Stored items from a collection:
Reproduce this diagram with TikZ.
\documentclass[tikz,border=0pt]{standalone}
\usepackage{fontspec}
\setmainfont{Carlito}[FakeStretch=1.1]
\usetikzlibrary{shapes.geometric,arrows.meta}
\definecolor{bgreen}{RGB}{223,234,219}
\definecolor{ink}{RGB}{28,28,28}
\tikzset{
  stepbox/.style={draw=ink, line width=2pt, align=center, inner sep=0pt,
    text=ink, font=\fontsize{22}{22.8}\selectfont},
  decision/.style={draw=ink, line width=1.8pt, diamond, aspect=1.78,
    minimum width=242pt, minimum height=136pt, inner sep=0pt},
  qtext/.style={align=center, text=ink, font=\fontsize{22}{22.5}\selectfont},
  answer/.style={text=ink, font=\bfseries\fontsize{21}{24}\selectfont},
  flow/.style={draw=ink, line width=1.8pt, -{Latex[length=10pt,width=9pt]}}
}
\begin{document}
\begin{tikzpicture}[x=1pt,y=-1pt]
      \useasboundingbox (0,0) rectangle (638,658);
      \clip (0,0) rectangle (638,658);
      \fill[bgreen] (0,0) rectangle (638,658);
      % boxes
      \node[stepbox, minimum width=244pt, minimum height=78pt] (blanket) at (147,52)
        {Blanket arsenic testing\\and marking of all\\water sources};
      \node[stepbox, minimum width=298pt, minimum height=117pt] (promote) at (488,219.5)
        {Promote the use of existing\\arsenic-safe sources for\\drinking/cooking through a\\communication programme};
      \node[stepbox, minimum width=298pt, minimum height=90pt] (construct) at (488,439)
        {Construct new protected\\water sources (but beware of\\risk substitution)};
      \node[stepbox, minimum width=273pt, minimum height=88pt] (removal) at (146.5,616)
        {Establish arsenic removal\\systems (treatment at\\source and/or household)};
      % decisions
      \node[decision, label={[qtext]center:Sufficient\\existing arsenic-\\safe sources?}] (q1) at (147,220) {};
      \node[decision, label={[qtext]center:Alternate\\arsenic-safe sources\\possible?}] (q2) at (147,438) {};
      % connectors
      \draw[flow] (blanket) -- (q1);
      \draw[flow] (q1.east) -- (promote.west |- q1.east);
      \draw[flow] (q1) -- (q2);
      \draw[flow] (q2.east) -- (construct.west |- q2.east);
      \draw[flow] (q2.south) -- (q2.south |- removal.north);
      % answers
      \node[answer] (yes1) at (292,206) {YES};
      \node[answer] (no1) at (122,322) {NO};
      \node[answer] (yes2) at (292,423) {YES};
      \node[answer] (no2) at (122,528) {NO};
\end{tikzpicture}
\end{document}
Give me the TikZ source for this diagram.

▶ **Problem requirements**
Send back each record exactly as it stands.

▶ **Task answer**
Reproduce this diagram with TikZ.
\documentclass[tikz,border=0pt]{standalone}
\usepackage{fontspec}
\setmainfont{Carlito}[FakeStretch=1.1]
\usetikzlibrary{shapes.geometric,arrows.meta}
\definecolor{bgreen}{RGB}{223,234,219}
\definecolor{ink}{RGB}{28,28,28}
\tikzset{
  stepbox/.style={draw=ink, line width=2pt, align=center, inner sep=0pt,
    text=ink, font=\fontsize{22}{22.8}\selectfont},
  decision/.style={draw=ink, line width=1.8pt, diamond, aspect=1.78,
    minimum width=242pt, minimum height=136pt, inner sep=0pt},
  qtext/.style={align=center, text=ink, font=\fontsize{22}{22.5}\selectfont},
  answer/.style={text=ink, font=\bfseries\fontsize{21}{24}\selectfont},
  flow/.style={draw=ink, line width=1.8pt, -{Latex[length=10pt,width=9pt]}}
}
\begin{document}
\begin{tikzpicture}[x=1pt,y=-1pt]
      \useasboundingbox (0,0) rectangle (638,658);
      \clip (0,0) rectangle (638,658);
      \fill[bgreen] (0,0) rectangle (638,658);
      % boxes
      \node[stepbox, minimum width=244pt, minimum height=78pt] (blanket) at (147,52)
        {Blanket arsenic testing\\and marking of all\\water sources};
      \node[stepbox, minimum width=298pt, minimum height=117pt] (promote) at (488,219.5)
        {Promote the use of existing\\arsenic-safe sources for\\drinking/cooking through a\\communication programme};
      \node[stepbox, minimum width=298pt, minimum height=90pt] (construct) at (488,439)
        {Construct new protected\\water sources (but beware of\\risk substitution)};
      \node[stepbox, minimum width=273pt, minimum height=88pt] (removal) at (146.5,616)
        {Establish arsenic removal\\systems (treatment at\\source and/or household)};
      % decisions
      \node[decision, label={[qtext]center:Sufficient\\existing arsenic-\\safe sources?}] (q1) at (147,220) {};
      \node[decision, label={[qtext]center:Alternate\\arsenic-safe sources\\possible?}] (q2) at (147,438) {};
      % connectors
      \draw[flow] (blanket) -- (q1);
      \draw[flow] (q1.east) -- (promote.west |- q1.east);
      \draw[flow] (q1) -- (q2);
      \draw[flow] (q2.east) -- (construct.west |- q2.east);
      \draw[flow] (q2.south) -- (q2.south |- removal.north);
      % answers
      \node[answer] (yes1) at (292,206) {YES};
      \node[answer] (no1) at (122,322) {NO};
      \node[answer] (yes2) at (292,423) {YES};
      \node[answer] (no2) at (122,528) {NO};
\end{tikzpicture}
\end{document}
Give me the TikZ source for this diagram.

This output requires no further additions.